I harbour a self-perception that I have no dark, subterranean forces simmering within me. You know the sort of forces, buried deep most of the time, but, triggered by a provocation, manifesting in a sudden, hot, volcanic eruption or a cold act of revenge. I once mentioned at work that my darkest forces were no darker than twilight, which prompted a colleague to call me Twilight Gerry. This has been my perception of myself from the time I began to develop perceptions of myself. What keeps the darkness dusky at worst is illumination provided by the difficulty to live with myself if I harmed someone. The pain can be unbearable if I think I’ve said something to make someone feel bad about themselves.

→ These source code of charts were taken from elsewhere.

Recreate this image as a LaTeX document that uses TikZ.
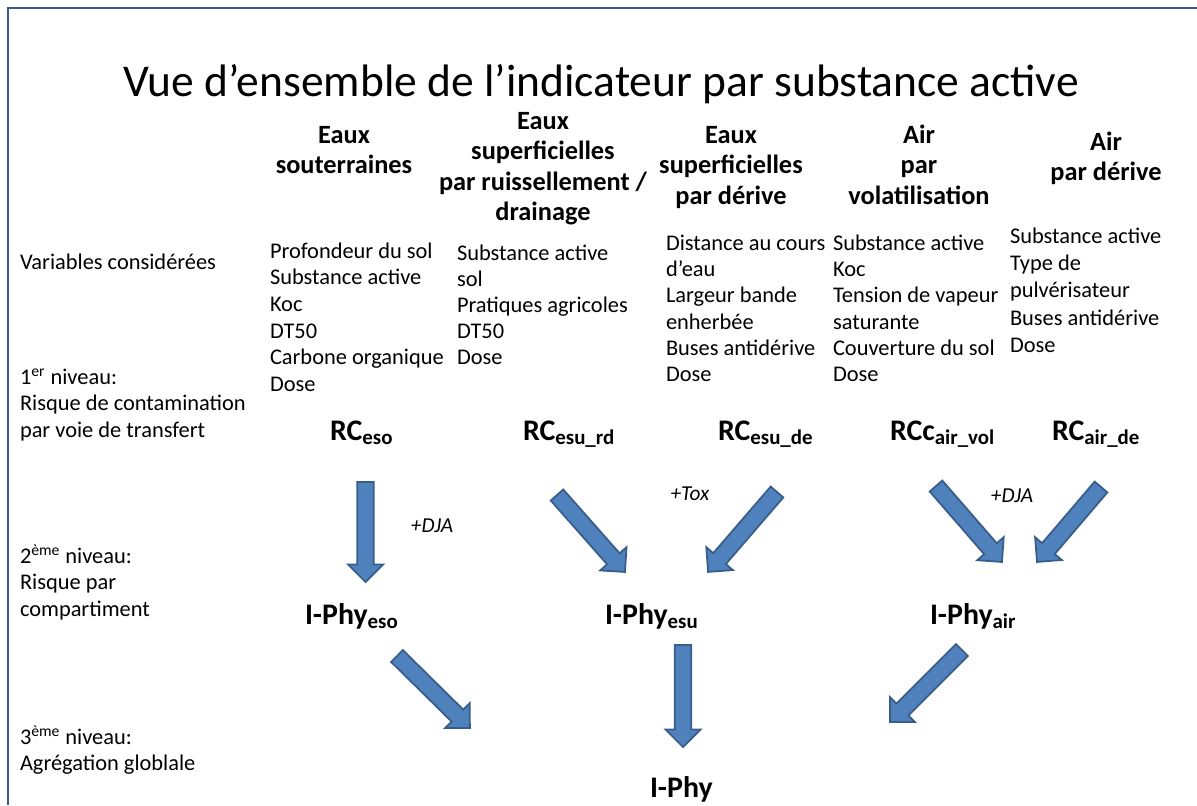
\documentclass[tikz,border=0pt]{standalone}
\usepackage{fontspec}
\setmainfont{Carlito}
\usetikzlibrary{calc,shapes.arrows}
\definecolor{framecol}{HTML}{3B5A8A}
\definecolor{arrfill}{HTML}{4F81BD}
\definecolor{arrline}{HTML}{385D8A}
\newcommand\titlefont{\fontsize{25.9}{30}\selectfont}
\newcommand\headfont{\fontsize{15}{17.4}\selectfont\bfseries}
\newcommand\lblfont{\fontsize{17}{20}\selectfont\bfseries}
\newcommand\noteit{\fontsize{12.1}{14}\selectfont\itshape}
\newcommand\vlist[2]{{\fontsize{12.75}{#1}\selectfont\begin{tabular}[t]{@{}l@{}}#2\end{tabular}}}
\newcommand\hlist[1]{\begin{tabular}[t]{@{}c@{}}#1\end{tabular}}
\newcommand\supx[1]{\smash{\textsuperscript{#1}}}
\begin{document}
\begin{tikzpicture}[x=0.02cm, y=-0.02cm,
  every node/.style={inner sep=0pt, outer sep=0pt},
  head/.style={anchor=base, font=\headfont},
  var/.style={anchor=base west},
  lbl/.style={anchor=base west, font=\lblfont},
  note/.style={anchor=base, font=\noteit},
  barrow/.style={single arrow, draw=arrline, fill=arrfill, line width=1pt,
    inner xsep=0pt, inner ysep=4.25pt, minimum width=19pt,
    single arrow head extend=5.25pt, single arrow tip angle=90,
    text height=0pt, text depth=0pt, anchor=tail}]
\useasboundingbox (0,0) rectangle (1197,805);
\draw[framecol, line width=1.7pt] (8,805) -- (8,8) -- (1197,8);

\node[anchor=base, font=\titlefont] (title) at (601,96) {Vue d’ensemble de l’indicateur par substance active};

\node[head] (h1) at (344,143) {\hlist{Eaux\\souterraines}};
\node[head] (h2) at (543,129) {\hlist{Eaux\\superficielles\\par ruissellement /\\drainage}};
\node[head] (h3) at (731,143) {\hlist{Eaux\\superficielles\\par dérive}};
\node[head] (h4) at (919,143) {\hlist{Air\\par\\volatilisation}};
\node[head] (h5) at (1106,150) {\hlist{Air\\par dérive}};

\node[var] (s0) at (20,269) {\vlist{15.1pt}{Variables considérées}};
\node[var] (s1) at (20,384) {\vlist{15.1pt}{1\supx{er} niveau:\\Risque de contamination\\par voie de transfert}};
\node[var] (s2) at (20,563) {\vlist{15.1pt}{2\supx{ème} niveau:\\Risque par\\compartiment}};
\node[var] (s3) at (20,744) {\vlist{15.1pt}{3\supx{ème} niveau:\\Agrégation globlale}};

\node[var] (c1) at (270,258) {\vlist{15.2pt}{Profondeur du sol\\Substance active\\Koc\\DT50\\Carbone organique\\Dose}};
\node[var] (c2) at (457,260) {\vlist{14.9pt}{Substance active\\sol\\Pratiques agricoles\\DT50\\Dose}};
\node[var] (c3) at (666,250) {\vlist{15pt}{Distance au cours\\d’eau\\Largeur bande\\enherbée\\Buses antidérive\\Dose}};
\node[var] (c4) at (833,250) {\vlist{15pt}{Substance active\\Koc\\Tension de vapeur\\saturante\\Couverture du sol\\Dose}};
\node[var] (c5) at (1010,243) {\vlist{15.6pt}{Substance active\\Type de\\pulvérisateur\\Buses antidérive\\Dose}};

\node[lbl] (rc1) at (330,440) {RC\textsubscript{eso}};
\node[lbl] (rc2) at (523,440) {RC\textsubscript{esu\_rd}};
\node[lbl] (rc3) at (718,440) {RC\textsubscript{esu\_de}};
\node[lbl] (rc4) at (890,440) {RCc\textsubscript{air\_vol}};
\node[lbl] (rc5) at (1052,440) {RC\textsubscript{air\_de}};

\node[lbl] (ip1) at (305,624) {I-Phy\textsubscript{eso}};
\node[lbl] (ip2) at (605,624) {I-Phy\textsubscript{esu}};
\node[lbl] (ip3) at (930,624) {I-Phy\textsubscript{air}};
\node[lbl] (ip) at (650,797) {I-Phy};

\node[note] (n1) at (432,532) {+DJA};
\node[note] (n2) at (690,500) {+Tox};
\node[note] (n3) at (1012,502) {+DJA};

\coordinate (a1) at (365.5,482); \coordinate (b1) at (365.5,582);
\coordinate (a2) at (557,495);   \coordinate (b2) at (625,572);
\coordinate (a3) at (777,492);   \coordinate (b3) at (708,572);
\coordinate (a4) at (936,486);   \coordinate (b4) at (1002,562);
\coordinate (a5) at (1101,487);  \coordinate (b5) at (1037,562);
\coordinate (a6) at (397,656);   \coordinate (b6) at (470,728);
\coordinate (a7) at (683,645);   \coordinate (b7) at (683,747);
\coordinate (a8) at (962,650);   \coordinate (b8) at (890,722);

\foreach \i in {1,...,8}{
  \path let \p1=($(b\i)-(a\i)$), \n1={veclen(\x1,\y1)}, \n2={atan2(\y1,\x1)} in
    node[barrow, minimum height=\n1, rotate=\n2] (arr\i) at (a\i) {};
}
\end{tikzpicture}
\end{document}
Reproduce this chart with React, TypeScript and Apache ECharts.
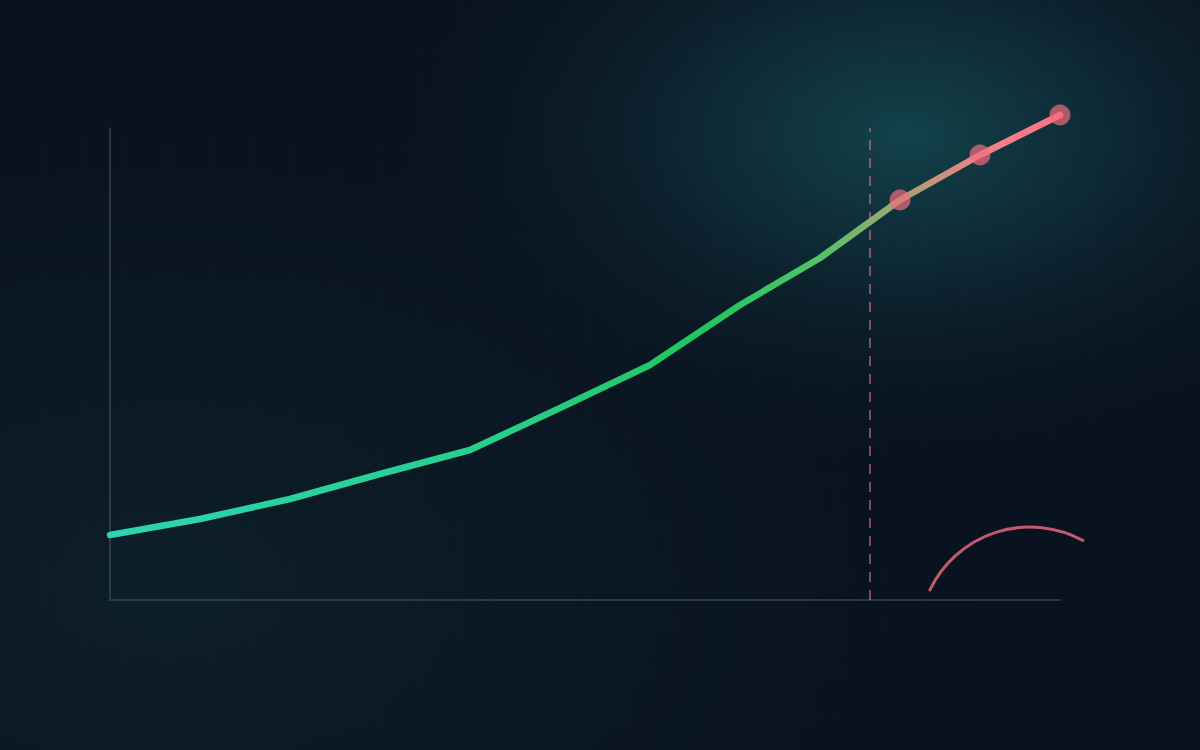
import React, { useEffect, useRef } from "react";
import * as echarts from "echarts";

// Horizontal position of each observation (time units from the origin)
const xValues = [0, 9, 18, 27, 36, 45, 54, 63, 71, 79, 87, 95];
// Observed / projected values
const yValues = [65, 81, 101, 126, 150, 192, 235, 295, 342, 400, 445, 485];
// Index where the projected (marked) points start
const forecastStart = 9;
// Position of the dashed "now" divider on the x axis
const dividerX = [76];
// Axis ranges
const xRange = [0, 95];
const yRange = [0, 472];

export default function App() {
  const ref = useRef<HTMLDivElement>(null);

  useEffect(() => {
    document.body.style.margin = "0";
    const chart = echarts.init(ref.current!, undefined, { renderer: "svg" });

    const data = xValues.map((x, i) => ({
      value: [x, yValues[i]],
      symbol: i >= forecastStart ? "circle" : "none",
    }));

    const gridLines: any[] = [];
    for (let x = 42; x < 1200; x += 42) {
      gridLines.push({
        type: "line",
        silent: true,
        shape: { x1: x, y1: 0, x2: x, y2: 750 },
        style: { stroke: "rgba(255,255,255,0.016)", lineWidth: 1 },
      });
    }
    for (let y = 48; y < 750; y += 48) {
      gridLines.push({
        type: "line",
        silent: true,
        shape: { x1: 0, y1: y, x2: 1200, y2: y },
        style: { stroke: "rgba(255,255,255,0.016)", lineWidth: 1 },
      });
    }

    chart.setOption({
      animation: false,
      backgroundColor: "#09131f",
      graphic: [
        {
          type: "rect",
          silent: true,
          z: -10,
          shape: { x: 0, y: 0, width: 1200, height: 750 },
          style: {
            fill: {
              type: "radial",
              x: 0.14,
              y: 0.78,
              r: 0.7,
              colorStops: [
                { offset: 0, color: "rgba(15,40,48,0.6)" },
                { offset: 0.55, color: "rgba(13,30,40,0.35)" },
                { offset: 1, color: "rgba(9,19,31,0)" },
              ],
            },
          },
        },
        {
          type: "rect",
          silent: true,
          z: -9,
          shape: { x: 0, y: 0, width: 1200, height: 750 },
          style: {
            fill: {
              type: "radial",
              x: 0.755,
              y: 0.18,
              r: 0.46,
              colorStops: [
                { offset: 0, color: "rgba(21,74,82,0.85)" },
                { offset: 0.35, color: "rgba(18,62,72,0.55)" },
                { offset: 0.7, color: "rgba(14,42,54,0.2)" },
                { offset: 1, color: "rgba(9,19,31,0)" },
              ],
            },
          },
        },
        ...gridLines,
        {
          type: "arc",
          silent: true,
          shape: {
            cx: 1030,
            cy: 638,
            r: 111,
            startAngle: -2.694,
            endAngle: -1.075,
            clockwise: true,
          },
          style: { stroke: "#c2596f", lineWidth: 3, lineCap: "round", fill: "none" },
        },
      ],
      grid: { left: 110, right: 140, top: 128, bottom: 150 },
      xAxis: {
        type: "value",
        min: xRange[0],
        max: xRange[1],
        axisLine: { show: true, lineStyle: { color: "#384453", width: 1.5 } },
        axisTick: { show: false },
        axisLabel: { show: false },
        splitLine: { show: false },
      },
      yAxis: {
        type: "value",
        min: yRange[0],
        max: yRange[1],
        axisLine: { show: true, lineStyle: { color: "#384453", width: 1.5 } },
        axisTick: { show: false },
        axisLabel: { show: false },
        splitLine: { show: false },
      },
      series: [
        {
          type: "line",
          data,
          clip: false,
          smooth: false,
          symbolSize: 21,
          itemStyle: { color: "rgba(242,108,128,0.7)", borderWidth: 0 },
          lineStyle: {
            width: 6.5,
            cap: "round",
            join: "round",
            color: {
              type: "linear",
              x: 0,
              y: 0,
              x2: 1,
              y2: 0,
              colorStops: [
                { offset: 0, color: "#2dd4b2" },
                { offset: 0.4, color: "#27cf8c" },
                { offset: 0.62, color: "#22c55e" },
                { offset: 0.74, color: "#4cc466" },
                { offset: 0.8, color: "#82b26c" },
                { offset: 0.87, color: "#c8917a" },
                { offset: 0.92, color: "#f28286" },
                { offset: 1, color: "#ff7088" },
              ],
            },
          },
          emphasis: { disabled: true },
          markLine: {
            silent: true,
            symbol: "none",
            label: { show: false },
            lineStyle: { color: "rgba(214,122,152,0.75)", type: [10, 8], width: 1.5 },
            data: dividerX.map((x) => ({ xAxis: x })),
          },
        },
      ],
    });

    return () => chart.dispose();
  }, []);

  return (
    <div
      ref={ref}
      style={{ position: "fixed", left: 0, top: 0, width: 1200, height: 750 }}
    />
  );
}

There is something else within me at work too. Another piece of self-perception if you like. I like seeing people happy, the type of happiness that comes from knowing they are loved, from doing productive things, from working at fulfilling their potential, capabilities, talents. I might envy them, wish to be as talented as them, but I am never jealous to the extent of begrudging their happiness or being unable to admire their output. I note their state of mind, maybe I might learn from it, I try to note my feelings, and then I move on with my life.
What have been my darkest moments? I remember, back in the day, my twenties and thirties, battling with my family members, battling with myself, anger mingling with despair, directed at them and myself, others too, those that I loved who wouldn’t sufficiently love me back. But that anger and despair never led to desperation, never led to irreversible destructive deeds. I sometimes wonder if I was thwarted only by my timidity but I argue with myself that a fundamental goodness, an altruism, came in the way. Deepest down, I know I am a good person, always have been, going as far back as I can in conscious memory. I have never sustained anger through that dangerous decrease in temperature when anger becomes cold, when it facilitates deeds that are most destructive to others, and eventually to oneself. When the heat of my anger subsides so does my anger. I am incapable of cold, clinical revenge. If that is a burden, I happily shoulder it. It is a burden that enables me to live with myself, also enables me to engage with the world with a reasonably pure heart and uncluttered mind. My regrets, they exist make no mistake, sometimes swirl in my head and cause me to lament past foolishness, lack of ambition, misdirected discipline and dedication, preoccupation with looking for love, when I should have been progressing and developing my best capabilities.
But, having arrived at my most settled self late in life, I have chosen not to wallow in past foolishness but to seize the moments as they make themselves available to me.